● Written instruction
Find the line containing "Rebuild this chart" and copy it exactly, along with every line after it up to and including the line containing "from matplotlib.ticker import FuncFormatter". Copy nothing else.
==== Data to use
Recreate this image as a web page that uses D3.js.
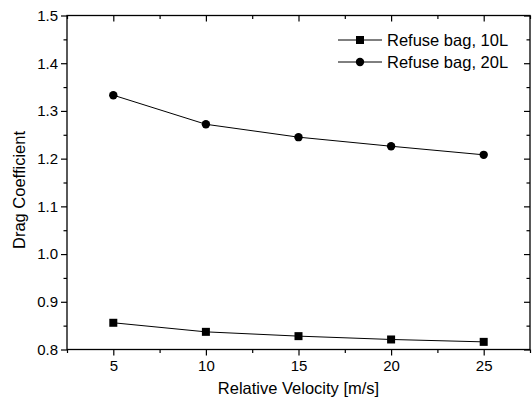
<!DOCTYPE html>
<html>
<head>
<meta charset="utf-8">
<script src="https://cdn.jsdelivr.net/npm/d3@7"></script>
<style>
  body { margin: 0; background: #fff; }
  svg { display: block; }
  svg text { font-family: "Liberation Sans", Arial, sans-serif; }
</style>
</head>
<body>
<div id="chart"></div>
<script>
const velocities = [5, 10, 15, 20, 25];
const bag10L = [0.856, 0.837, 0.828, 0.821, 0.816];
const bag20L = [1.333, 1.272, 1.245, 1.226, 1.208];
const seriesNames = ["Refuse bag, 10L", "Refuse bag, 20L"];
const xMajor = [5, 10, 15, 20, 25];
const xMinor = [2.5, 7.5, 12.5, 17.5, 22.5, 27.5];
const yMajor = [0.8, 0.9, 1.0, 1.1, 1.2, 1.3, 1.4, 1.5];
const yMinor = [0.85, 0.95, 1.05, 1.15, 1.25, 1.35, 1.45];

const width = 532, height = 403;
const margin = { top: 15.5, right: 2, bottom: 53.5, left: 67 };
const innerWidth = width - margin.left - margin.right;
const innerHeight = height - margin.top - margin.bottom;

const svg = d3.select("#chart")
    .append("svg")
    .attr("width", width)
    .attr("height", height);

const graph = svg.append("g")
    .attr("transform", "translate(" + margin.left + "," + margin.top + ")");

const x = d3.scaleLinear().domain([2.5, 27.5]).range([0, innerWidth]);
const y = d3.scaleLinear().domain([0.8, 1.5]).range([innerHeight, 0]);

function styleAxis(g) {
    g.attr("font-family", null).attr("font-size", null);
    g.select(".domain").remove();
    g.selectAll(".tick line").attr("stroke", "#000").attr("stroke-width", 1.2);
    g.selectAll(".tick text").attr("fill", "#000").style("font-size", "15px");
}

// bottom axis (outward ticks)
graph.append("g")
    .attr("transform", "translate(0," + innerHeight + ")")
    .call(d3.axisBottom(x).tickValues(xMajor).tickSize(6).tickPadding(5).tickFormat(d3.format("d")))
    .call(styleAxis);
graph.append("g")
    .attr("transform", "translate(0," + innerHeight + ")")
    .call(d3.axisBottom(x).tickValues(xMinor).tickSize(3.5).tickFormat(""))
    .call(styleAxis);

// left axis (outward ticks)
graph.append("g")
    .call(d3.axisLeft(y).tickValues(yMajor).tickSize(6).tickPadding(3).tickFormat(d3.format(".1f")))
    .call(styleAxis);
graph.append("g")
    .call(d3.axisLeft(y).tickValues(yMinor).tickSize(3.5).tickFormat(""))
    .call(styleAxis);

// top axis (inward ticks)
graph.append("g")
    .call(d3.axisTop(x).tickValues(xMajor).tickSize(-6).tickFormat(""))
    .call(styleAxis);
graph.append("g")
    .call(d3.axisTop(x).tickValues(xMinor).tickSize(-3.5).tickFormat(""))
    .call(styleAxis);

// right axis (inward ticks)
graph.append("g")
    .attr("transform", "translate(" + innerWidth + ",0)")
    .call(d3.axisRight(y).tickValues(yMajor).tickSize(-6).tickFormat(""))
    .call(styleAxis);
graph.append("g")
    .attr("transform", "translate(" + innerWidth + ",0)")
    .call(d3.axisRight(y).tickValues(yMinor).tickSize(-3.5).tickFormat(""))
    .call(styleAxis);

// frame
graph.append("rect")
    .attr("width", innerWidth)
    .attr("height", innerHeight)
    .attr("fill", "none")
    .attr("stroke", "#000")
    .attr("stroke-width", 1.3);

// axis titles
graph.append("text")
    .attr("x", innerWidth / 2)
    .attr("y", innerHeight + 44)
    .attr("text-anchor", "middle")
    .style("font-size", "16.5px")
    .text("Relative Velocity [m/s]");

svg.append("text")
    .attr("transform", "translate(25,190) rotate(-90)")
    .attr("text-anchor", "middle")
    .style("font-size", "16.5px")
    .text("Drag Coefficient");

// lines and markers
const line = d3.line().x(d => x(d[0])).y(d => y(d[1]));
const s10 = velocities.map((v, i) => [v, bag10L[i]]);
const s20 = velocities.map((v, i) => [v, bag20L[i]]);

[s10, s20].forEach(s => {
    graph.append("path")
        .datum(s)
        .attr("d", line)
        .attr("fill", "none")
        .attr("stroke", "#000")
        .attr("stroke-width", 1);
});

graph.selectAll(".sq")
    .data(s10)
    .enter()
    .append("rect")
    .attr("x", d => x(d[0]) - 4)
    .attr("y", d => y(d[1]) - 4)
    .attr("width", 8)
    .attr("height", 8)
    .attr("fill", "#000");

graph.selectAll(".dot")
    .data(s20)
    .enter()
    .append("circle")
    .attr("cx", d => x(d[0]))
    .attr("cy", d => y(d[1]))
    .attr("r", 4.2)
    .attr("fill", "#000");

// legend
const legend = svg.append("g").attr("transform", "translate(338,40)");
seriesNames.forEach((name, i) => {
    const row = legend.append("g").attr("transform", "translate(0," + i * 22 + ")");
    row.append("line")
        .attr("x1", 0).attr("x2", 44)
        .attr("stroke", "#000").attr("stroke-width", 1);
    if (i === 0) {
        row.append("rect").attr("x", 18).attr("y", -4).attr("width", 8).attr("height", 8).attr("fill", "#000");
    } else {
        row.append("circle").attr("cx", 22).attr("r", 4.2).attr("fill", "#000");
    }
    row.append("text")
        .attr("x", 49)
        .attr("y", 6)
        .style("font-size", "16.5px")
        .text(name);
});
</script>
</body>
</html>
========
==== Data to use
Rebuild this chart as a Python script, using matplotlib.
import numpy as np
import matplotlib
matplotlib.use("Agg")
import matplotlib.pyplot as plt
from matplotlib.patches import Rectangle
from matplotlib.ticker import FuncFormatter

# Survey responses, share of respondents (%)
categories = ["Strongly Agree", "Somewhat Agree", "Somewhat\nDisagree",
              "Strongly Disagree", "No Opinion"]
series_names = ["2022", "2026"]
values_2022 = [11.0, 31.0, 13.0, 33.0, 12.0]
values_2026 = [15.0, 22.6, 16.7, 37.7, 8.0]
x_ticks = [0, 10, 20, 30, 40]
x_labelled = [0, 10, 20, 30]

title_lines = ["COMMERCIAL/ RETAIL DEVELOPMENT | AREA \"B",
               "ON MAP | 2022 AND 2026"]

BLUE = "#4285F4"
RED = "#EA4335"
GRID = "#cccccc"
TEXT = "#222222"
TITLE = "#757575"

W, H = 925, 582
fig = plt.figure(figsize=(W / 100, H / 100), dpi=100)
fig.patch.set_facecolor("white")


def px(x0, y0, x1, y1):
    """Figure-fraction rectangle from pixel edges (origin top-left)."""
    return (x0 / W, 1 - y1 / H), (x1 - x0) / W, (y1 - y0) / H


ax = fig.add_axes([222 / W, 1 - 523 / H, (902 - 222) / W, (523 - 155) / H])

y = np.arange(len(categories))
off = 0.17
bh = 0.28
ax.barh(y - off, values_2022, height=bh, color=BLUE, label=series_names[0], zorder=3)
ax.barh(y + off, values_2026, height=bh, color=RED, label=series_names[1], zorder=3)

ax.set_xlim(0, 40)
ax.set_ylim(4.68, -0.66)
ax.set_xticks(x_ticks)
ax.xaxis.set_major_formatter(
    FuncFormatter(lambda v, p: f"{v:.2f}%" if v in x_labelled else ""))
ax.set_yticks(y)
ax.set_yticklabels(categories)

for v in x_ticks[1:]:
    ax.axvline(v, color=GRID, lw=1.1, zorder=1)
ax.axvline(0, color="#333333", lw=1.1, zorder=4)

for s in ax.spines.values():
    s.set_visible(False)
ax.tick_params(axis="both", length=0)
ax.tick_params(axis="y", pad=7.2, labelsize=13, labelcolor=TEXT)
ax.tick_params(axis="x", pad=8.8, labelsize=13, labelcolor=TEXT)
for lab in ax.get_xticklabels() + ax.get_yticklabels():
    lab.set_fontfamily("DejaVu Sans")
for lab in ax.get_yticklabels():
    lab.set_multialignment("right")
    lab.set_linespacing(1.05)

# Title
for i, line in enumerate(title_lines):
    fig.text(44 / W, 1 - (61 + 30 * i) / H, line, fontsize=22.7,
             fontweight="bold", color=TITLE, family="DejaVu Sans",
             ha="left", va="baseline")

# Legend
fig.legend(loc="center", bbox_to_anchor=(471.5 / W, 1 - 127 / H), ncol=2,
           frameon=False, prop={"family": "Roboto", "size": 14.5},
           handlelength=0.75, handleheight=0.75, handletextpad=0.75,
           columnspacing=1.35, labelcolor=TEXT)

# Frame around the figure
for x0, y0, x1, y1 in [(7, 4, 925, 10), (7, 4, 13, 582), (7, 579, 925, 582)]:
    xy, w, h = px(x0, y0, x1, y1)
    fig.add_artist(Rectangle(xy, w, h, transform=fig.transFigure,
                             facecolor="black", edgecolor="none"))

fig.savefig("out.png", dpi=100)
========
==== Data to use
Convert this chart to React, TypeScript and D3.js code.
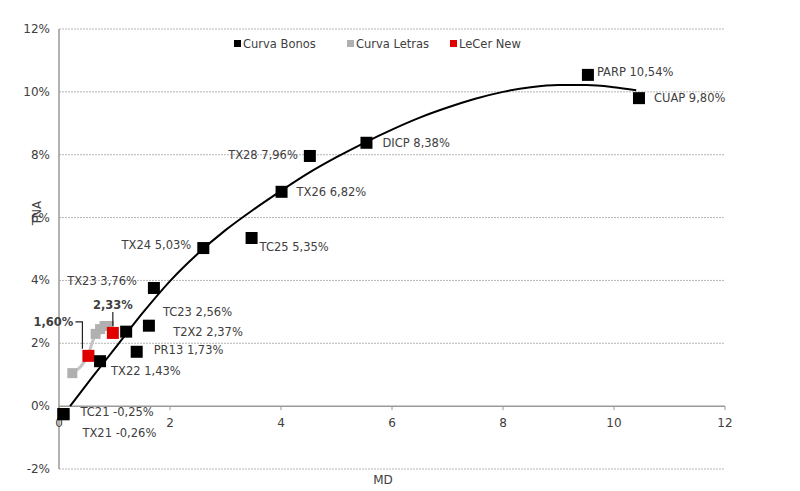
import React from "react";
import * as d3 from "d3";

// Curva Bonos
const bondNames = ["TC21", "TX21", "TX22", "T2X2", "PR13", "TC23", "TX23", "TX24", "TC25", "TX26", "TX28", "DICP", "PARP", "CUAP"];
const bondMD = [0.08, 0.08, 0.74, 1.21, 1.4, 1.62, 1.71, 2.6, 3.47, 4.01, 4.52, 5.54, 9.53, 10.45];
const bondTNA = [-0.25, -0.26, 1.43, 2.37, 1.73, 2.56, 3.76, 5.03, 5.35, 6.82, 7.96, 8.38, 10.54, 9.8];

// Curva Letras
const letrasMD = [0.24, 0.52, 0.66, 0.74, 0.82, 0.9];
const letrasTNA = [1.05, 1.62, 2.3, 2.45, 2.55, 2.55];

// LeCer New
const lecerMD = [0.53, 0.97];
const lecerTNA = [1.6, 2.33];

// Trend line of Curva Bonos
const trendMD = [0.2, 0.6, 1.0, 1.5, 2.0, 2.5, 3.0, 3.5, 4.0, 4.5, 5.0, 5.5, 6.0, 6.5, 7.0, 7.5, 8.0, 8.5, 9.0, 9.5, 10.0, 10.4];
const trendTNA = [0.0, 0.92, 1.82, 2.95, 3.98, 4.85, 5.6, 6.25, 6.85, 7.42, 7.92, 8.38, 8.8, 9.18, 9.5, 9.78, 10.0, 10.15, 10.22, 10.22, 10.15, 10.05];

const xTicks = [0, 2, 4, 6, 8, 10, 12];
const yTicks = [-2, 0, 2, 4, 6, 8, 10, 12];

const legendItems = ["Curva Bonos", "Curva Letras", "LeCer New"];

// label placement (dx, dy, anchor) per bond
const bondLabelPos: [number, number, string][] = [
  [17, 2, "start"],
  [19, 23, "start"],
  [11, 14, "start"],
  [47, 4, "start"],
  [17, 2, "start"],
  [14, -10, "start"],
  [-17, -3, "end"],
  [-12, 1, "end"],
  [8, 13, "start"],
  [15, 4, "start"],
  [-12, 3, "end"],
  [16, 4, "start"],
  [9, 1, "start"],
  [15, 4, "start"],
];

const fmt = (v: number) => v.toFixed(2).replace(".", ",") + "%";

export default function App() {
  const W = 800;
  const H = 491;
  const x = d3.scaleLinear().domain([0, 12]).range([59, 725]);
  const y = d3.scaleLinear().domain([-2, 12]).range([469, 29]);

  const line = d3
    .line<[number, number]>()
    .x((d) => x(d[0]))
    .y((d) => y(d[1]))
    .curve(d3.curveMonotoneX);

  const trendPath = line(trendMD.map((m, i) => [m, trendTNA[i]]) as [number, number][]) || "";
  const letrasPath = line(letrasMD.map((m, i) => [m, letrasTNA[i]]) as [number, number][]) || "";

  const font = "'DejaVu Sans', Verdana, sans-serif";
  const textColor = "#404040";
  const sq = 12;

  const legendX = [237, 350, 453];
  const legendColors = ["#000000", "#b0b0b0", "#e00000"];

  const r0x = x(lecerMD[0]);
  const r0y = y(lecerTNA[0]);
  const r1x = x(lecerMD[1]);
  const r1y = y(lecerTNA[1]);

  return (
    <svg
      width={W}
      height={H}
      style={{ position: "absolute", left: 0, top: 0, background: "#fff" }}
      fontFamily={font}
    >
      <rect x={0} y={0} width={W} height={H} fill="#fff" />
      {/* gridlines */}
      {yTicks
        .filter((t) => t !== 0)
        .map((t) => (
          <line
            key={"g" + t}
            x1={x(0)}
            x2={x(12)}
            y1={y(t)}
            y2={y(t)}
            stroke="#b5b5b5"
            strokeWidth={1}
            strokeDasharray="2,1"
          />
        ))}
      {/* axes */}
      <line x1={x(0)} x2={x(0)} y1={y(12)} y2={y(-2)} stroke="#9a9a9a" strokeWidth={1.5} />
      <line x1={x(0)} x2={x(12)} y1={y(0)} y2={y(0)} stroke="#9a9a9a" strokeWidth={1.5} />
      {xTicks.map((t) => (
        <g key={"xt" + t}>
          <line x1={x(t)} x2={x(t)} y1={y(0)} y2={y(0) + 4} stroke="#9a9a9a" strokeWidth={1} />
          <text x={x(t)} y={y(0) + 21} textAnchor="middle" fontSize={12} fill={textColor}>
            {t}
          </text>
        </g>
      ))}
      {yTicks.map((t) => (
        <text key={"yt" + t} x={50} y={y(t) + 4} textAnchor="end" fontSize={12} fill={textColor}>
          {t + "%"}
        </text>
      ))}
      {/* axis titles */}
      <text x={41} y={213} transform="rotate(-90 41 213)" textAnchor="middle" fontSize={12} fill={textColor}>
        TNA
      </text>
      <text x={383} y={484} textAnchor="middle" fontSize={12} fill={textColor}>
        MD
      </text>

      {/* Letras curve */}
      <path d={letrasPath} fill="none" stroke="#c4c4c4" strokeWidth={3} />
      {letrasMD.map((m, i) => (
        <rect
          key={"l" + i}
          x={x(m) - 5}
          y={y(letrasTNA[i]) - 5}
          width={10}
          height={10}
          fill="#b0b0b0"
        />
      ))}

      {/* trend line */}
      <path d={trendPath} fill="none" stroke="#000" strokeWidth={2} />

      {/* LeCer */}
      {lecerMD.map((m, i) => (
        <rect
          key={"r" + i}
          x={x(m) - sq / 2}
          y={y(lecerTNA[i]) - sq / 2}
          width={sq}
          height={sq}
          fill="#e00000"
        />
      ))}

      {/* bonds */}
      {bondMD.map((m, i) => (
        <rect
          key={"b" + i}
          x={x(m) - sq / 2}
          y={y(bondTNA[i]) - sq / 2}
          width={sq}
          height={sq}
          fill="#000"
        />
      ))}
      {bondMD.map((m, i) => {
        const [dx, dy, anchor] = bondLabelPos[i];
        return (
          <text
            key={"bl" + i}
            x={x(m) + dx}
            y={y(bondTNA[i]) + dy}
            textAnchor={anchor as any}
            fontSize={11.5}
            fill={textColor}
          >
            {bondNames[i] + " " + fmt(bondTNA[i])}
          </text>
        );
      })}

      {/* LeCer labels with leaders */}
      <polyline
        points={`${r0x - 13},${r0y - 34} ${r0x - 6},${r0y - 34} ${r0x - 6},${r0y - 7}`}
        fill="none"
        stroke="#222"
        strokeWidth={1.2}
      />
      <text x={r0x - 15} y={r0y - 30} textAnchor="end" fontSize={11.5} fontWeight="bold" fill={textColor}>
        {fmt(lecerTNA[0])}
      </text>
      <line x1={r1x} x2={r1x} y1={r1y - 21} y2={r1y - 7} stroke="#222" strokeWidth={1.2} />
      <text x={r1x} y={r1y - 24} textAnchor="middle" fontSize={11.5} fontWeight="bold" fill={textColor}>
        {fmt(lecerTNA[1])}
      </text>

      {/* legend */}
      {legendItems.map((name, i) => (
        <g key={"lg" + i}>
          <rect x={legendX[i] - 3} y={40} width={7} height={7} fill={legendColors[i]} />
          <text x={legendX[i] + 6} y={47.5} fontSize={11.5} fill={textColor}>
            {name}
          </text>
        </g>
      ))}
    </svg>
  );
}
========
● Answer to this task
Rebuild this chart as a Python script, using matplotlib.
import numpy as np
import matplotlib
matplotlib.use("Agg")
import matplotlib.pyplot as plt
from matplotlib.patches import Rectangle
from matplotlib.ticker import FuncFormatter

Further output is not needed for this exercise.